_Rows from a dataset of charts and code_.
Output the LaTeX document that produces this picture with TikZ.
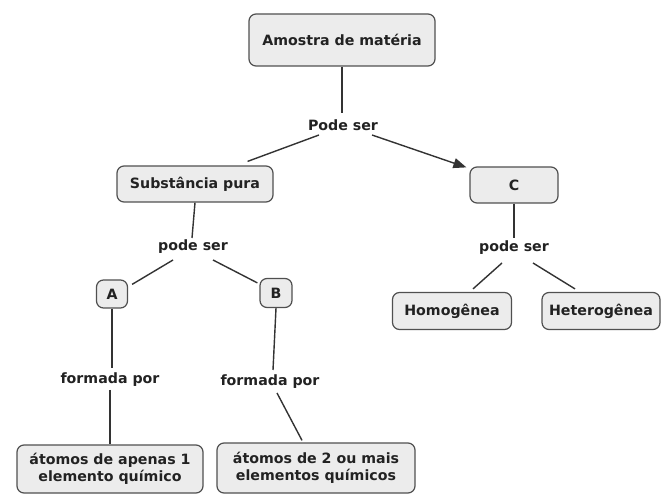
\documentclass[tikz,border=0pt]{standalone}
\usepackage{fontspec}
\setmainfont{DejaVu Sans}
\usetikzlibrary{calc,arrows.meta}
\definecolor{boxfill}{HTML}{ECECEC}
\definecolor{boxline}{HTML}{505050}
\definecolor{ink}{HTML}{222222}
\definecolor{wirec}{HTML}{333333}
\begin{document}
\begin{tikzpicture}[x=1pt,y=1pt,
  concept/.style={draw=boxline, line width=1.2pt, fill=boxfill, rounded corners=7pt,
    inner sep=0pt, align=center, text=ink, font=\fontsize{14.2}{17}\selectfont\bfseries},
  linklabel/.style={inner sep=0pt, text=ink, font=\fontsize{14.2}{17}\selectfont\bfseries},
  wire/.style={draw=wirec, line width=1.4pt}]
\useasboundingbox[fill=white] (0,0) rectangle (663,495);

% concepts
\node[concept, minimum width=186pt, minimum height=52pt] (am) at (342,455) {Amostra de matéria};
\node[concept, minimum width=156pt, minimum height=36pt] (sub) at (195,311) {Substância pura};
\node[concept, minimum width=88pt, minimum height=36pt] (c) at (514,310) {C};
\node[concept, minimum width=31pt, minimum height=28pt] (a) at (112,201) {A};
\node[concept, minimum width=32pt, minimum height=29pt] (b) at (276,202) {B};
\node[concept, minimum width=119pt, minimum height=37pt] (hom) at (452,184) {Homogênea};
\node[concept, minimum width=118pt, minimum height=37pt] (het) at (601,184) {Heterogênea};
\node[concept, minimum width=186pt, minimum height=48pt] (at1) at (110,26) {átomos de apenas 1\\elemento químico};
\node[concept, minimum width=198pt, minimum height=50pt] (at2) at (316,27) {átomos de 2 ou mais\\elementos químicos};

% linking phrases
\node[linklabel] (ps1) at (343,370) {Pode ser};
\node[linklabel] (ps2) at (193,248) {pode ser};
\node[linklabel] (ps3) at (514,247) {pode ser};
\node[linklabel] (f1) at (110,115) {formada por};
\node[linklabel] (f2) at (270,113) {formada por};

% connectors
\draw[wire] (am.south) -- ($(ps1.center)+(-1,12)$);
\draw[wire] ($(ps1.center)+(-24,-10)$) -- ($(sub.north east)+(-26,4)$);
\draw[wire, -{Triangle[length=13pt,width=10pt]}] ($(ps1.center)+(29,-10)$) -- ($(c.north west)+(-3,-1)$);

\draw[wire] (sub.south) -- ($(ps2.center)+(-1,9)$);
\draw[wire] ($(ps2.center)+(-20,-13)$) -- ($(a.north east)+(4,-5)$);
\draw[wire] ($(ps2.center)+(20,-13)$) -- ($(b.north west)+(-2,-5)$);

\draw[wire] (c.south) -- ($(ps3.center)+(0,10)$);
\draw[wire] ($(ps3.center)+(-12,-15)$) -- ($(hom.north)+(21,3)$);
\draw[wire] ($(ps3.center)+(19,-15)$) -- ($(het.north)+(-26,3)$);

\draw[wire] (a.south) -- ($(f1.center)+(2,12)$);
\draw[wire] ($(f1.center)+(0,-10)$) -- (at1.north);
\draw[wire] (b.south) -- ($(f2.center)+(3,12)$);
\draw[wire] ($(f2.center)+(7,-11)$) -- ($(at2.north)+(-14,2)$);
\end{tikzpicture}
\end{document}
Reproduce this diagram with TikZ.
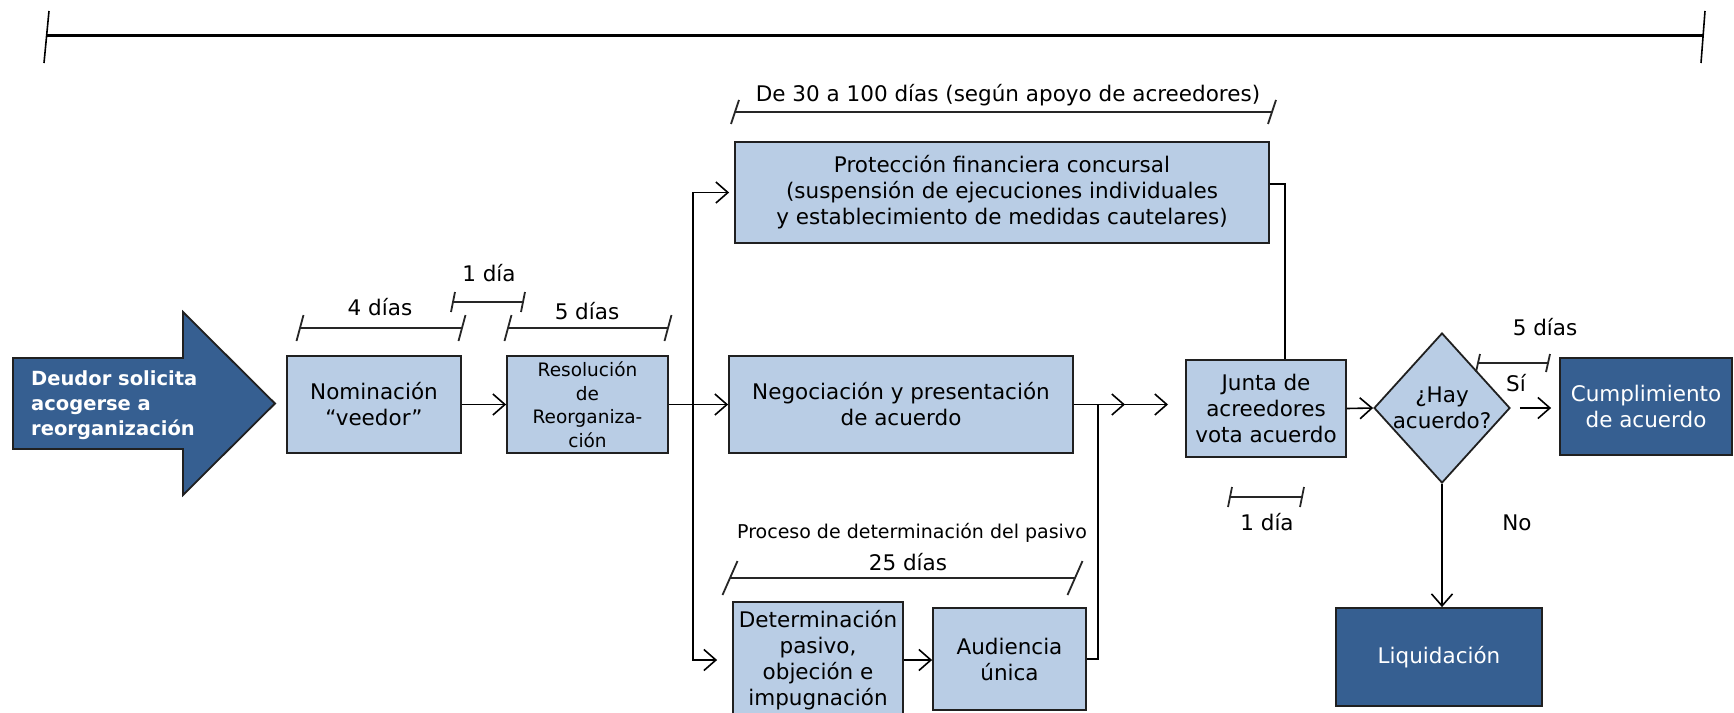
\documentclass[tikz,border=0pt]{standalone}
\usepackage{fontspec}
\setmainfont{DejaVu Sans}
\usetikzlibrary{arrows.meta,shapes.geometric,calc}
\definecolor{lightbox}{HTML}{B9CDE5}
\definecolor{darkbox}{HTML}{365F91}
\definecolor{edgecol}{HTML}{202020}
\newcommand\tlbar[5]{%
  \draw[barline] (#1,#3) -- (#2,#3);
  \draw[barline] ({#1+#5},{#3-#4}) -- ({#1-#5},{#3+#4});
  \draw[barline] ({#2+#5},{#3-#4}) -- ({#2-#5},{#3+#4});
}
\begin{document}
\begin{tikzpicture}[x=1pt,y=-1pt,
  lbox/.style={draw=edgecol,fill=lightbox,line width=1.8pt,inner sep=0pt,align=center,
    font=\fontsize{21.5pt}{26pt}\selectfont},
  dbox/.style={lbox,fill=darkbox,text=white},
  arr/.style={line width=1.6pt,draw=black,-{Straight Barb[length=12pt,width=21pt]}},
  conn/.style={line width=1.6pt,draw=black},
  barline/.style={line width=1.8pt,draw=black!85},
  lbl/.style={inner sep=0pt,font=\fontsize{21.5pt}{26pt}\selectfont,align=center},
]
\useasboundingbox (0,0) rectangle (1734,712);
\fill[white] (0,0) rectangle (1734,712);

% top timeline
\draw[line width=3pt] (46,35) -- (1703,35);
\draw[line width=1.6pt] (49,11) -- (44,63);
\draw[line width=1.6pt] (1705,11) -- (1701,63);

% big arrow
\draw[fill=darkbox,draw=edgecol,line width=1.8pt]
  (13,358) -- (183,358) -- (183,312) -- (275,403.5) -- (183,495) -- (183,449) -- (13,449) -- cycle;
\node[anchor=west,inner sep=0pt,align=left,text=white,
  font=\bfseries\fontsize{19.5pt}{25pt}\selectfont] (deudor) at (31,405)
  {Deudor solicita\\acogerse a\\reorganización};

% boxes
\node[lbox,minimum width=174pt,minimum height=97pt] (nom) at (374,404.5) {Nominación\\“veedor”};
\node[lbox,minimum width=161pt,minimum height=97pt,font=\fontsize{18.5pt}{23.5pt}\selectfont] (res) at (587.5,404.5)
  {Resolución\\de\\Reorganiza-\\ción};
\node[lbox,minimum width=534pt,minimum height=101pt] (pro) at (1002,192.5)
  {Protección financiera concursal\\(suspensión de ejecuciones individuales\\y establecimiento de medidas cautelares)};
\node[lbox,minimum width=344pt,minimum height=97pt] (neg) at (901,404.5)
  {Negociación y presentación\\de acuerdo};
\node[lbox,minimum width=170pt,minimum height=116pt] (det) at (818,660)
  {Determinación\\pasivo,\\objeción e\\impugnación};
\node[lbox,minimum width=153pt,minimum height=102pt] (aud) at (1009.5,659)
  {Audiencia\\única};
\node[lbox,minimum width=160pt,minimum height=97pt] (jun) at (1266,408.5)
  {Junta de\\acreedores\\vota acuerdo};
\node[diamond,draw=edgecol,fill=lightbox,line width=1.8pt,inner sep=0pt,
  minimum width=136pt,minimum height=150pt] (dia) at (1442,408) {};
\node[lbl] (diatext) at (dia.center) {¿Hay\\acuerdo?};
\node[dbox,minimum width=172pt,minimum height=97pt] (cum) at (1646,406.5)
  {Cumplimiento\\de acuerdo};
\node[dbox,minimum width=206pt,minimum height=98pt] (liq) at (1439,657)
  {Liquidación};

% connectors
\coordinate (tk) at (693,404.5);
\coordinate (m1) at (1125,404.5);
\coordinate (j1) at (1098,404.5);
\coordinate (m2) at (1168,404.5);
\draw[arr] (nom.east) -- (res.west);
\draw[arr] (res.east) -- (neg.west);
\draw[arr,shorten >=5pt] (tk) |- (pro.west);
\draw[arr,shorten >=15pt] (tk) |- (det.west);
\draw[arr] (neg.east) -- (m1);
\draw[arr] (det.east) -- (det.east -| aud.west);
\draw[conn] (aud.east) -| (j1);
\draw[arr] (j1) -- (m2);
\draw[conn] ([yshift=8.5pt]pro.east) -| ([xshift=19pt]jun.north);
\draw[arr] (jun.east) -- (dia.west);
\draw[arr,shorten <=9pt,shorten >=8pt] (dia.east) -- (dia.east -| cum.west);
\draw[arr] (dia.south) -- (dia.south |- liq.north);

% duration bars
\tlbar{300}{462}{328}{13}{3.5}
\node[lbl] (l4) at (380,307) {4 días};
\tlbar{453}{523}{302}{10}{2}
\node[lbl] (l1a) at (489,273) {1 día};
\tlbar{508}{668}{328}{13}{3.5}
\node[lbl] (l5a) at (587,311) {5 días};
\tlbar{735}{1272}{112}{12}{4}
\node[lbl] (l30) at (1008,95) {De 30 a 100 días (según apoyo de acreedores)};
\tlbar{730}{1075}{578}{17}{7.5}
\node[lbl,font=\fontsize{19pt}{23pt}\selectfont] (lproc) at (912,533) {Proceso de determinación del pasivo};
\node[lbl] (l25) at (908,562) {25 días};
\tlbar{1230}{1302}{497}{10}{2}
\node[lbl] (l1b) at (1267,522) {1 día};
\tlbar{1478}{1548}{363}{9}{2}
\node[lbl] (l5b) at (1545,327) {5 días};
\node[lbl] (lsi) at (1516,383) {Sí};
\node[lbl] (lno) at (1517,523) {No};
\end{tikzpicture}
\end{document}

_EXERCISE OBJECTIVE_.
Give the lines again word for word, from the start of the records to the line holding "minimum width=198pt, minimum", both included, and leave out any picture.

_TASK RESPONSE_.
Output the LaTeX document that produces this picture with TikZ.
\documentclass[tikz,border=0pt]{standalone}
\usepackage{fontspec}
\setmainfont{DejaVu Sans}
\usetikzlibrary{calc,arrows.meta}
\definecolor{boxfill}{HTML}{ECECEC}
\definecolor{boxline}{HTML}{505050}
\definecolor{ink}{HTML}{222222}
\definecolor{wirec}{HTML}{333333}
\begin{document}
\begin{tikzpicture}[x=1pt,y=1pt,
  concept/.style={draw=boxline, line width=1.2pt, fill=boxfill, rounded corners=7pt,
    inner sep=0pt, align=center, text=ink, font=\fontsize{14.2}{17}\selectfont\bfseries},
  linklabel/.style={inner sep=0pt, text=ink, font=\fontsize{14.2}{17}\selectfont\bfseries},
  wire/.style={draw=wirec, line width=1.4pt}]
\useasboundingbox[fill=white] (0,0) rectangle (663,495);

% concepts
\node[concept, minimum width=186pt, minimum height=52pt] (am) at (342,455) {Amostra de matéria};
\node[concept, minimum width=156pt, minimum height=36pt] (sub) at (195,311) {Substância pura};
\node[concept, minimum width=88pt, minimum height=36pt] (c) at (514,310) {C};
\node[concept, minimum width=31pt, minimum height=28pt] (a) at (112,201) {A};
\node[concept, minimum width=32pt, minimum height=29pt] (b) at (276,202) {B};
\node[concept, minimum width=119pt, minimum height=37pt] (hom) at (452,184) {Homogênea};
\node[concept, minimum width=118pt, minimum height=37pt] (het) at (601,184) {Heterogênea};
\node[concept, minimum width=186pt, minimum height=48pt] (at1) at (110,26) {átomos de apenas 1\\elemento químico};
\node[concept, minimum width=198pt, minimum height=50pt] (at2) at (316,27) {átomos de 2 ou mais\\elementos químicos};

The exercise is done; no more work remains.